Currently I don't see a scenario where the validation might run inside another parallel query, but I could be missing something. Suggestions on some edge cases to test are more than welcome.
We already have a case where parallel operations can occur when adding a table constraint, and that's the index creation for a primary key. Take for example:
postgres=# SET max_parallel_maintenance_workers TO 4; postgres=# SET parallel_setup_cost TO 0; postgres=# SET parallel_tuple_cost TO 0; postgres=# SET parallel_leader_participation TO 0; postgres=# SET min_parallel_table_scan_size TO 0; postgres=# SET client_min_messages TO debug1; postgres=# CREATE TABLE parallel_pk_table (a int) WITH (autovacuum_enabled = off); postgres=# ALTER TABLE parallel_pk_table ADD PRIMARY KEY (a); DEBUG: ALTER TABLE / ADD PRIMARY KEY will create implicit index "parallel_pk_table_pkey" for table "parallel_pk_table" DEBUG: building index "parallel_pk_table_pkey" on table "parallel_pk_table" with request for 1 parallel workers ... DEBUG: index "parallel_pk_table_pkey" can safely use deduplication DEBUG: verifying table "parallel_pk_table"
This should be better documented. Maybe "parallel index build" [1] could have its own section, so it can be cited from other sections?
I'm not sure what the right thing to do here is, but I think it would be good if your patch included a test case.

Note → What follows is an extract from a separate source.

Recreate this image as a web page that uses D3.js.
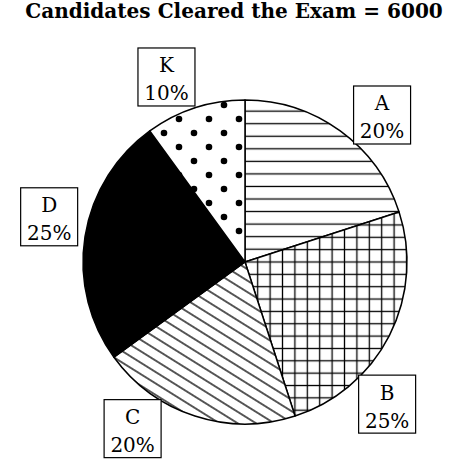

I have included a basic test for parallel ADD PRIMARY KEY and ADD FOREIGN KEY.
On Sat, Mar 19, 2022 at 1:57 AM Imseih (AWS), Sami <simseih@amazon.com> wrote:
It would be valuable to add logging to ensure that the ActiveSnapshot and TransactionSnapshot is the same for the leader and the workers. This logging could be tested in the TAP test.
That machinery is used in any parallel query, I'm not sure this patch should be responsible for carrying that requirement.
Also, inside RI_Initial_Check you may want to set max_parallel_workers to max_parallel_maintenance_workers.
Currently the work_mem is set to maintenance_work_mem. This will also require a doc change to call out.